Fear loses some of its power. Not because fear disappears, but because it becomes understood. Difficulty becomes less surprising. Not because difficulty disappears, but because it becomes expected.
Expectation shapes experience.
When you expect certainty, uncertainty feels like failure.
When you expect uncertainty, it feels like reality.
Great thinkers do not live without fear. They live without illusion.
They understand that illusion creates suffering. Illusion creates the expectation that life should follow a specific path. That meaning should appear automatically. That identity should remain stable.
Reality does not provide these guarantees.
Thinking begins when you accept this.
It begins when you stop demanding permanence from impermanent things.
It begins when you stop seeking external validation for internal questions.
It begins when you recognize that clarity is not given.
It is built.
Built through observation. Built through reflection. Built through the willingness to examine existence without looking away.
This process never ends.
Great thinkers do not reach a final state of understanding. They remain engaged. They continue questioning. They continue observing.
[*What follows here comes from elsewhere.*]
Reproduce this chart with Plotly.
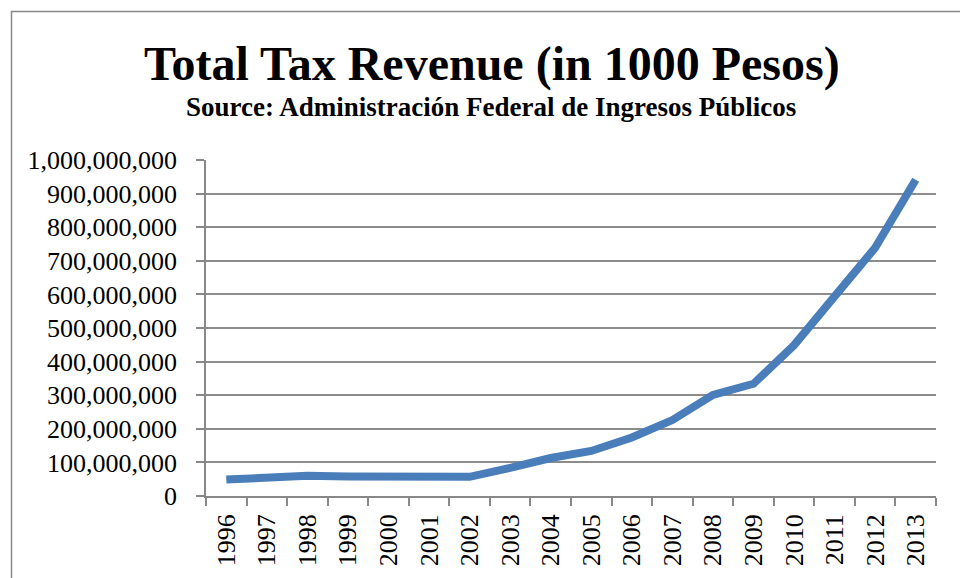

Thinking is not a destination.
It is a way of living.
It shapes how you interpret difficulty. It shapes how you respond to uncertainty. It shapes how you understand yourself.
It removes illusions that once provided comfort.
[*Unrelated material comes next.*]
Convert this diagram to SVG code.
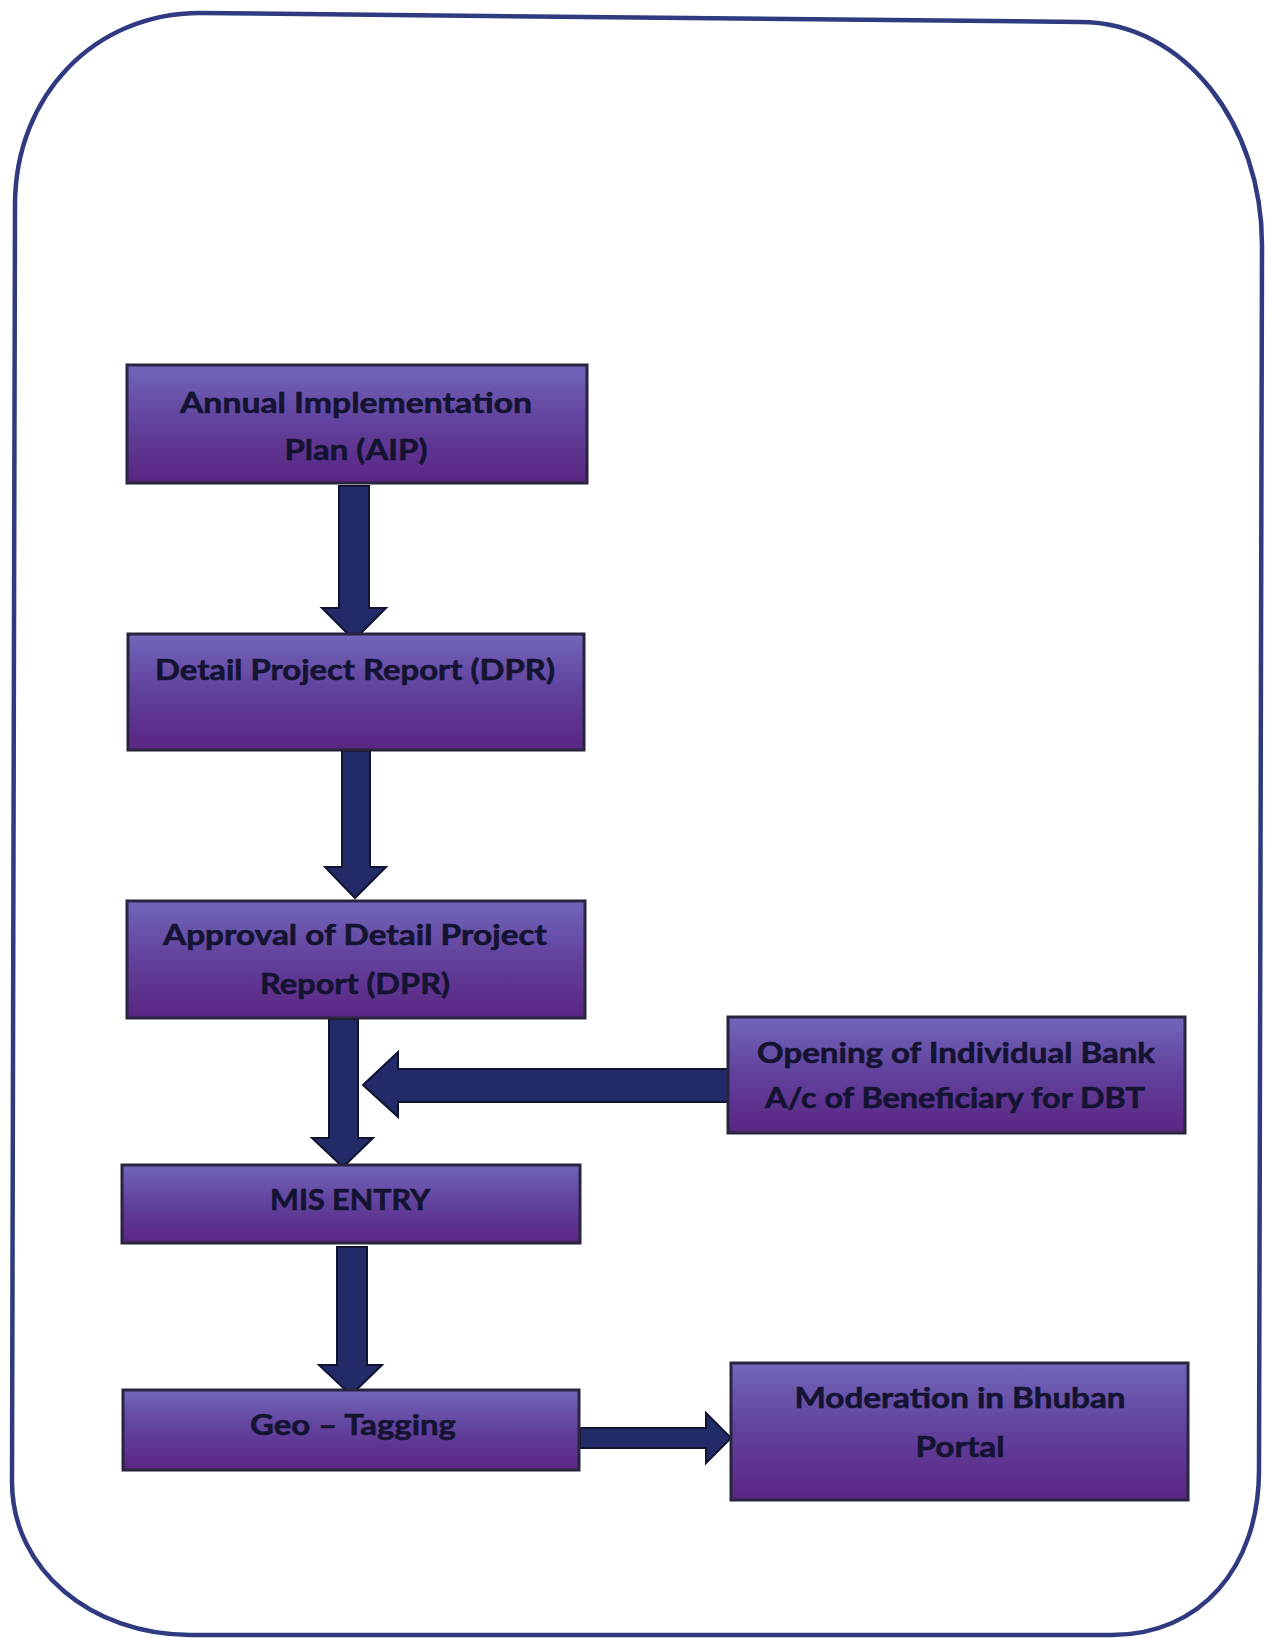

But it replaces that comfort with something more durable.
Perspective.
Perspective does not eliminate difficulty. It makes difficulty understandable.
It allows you to move through existence with awareness rather than assumption.
It allows you to live deliberately rather than automatically.
Where great thinkers first begin is not in knowledge.
It is in awareness.
Awareness of uncertainty. Awareness of limitation. Awareness of the fragile nature of everything they once assumed was permanent.
From this awareness, clarity emerges.
Not all at once.
But gradually.
And once it begins, it changes everything.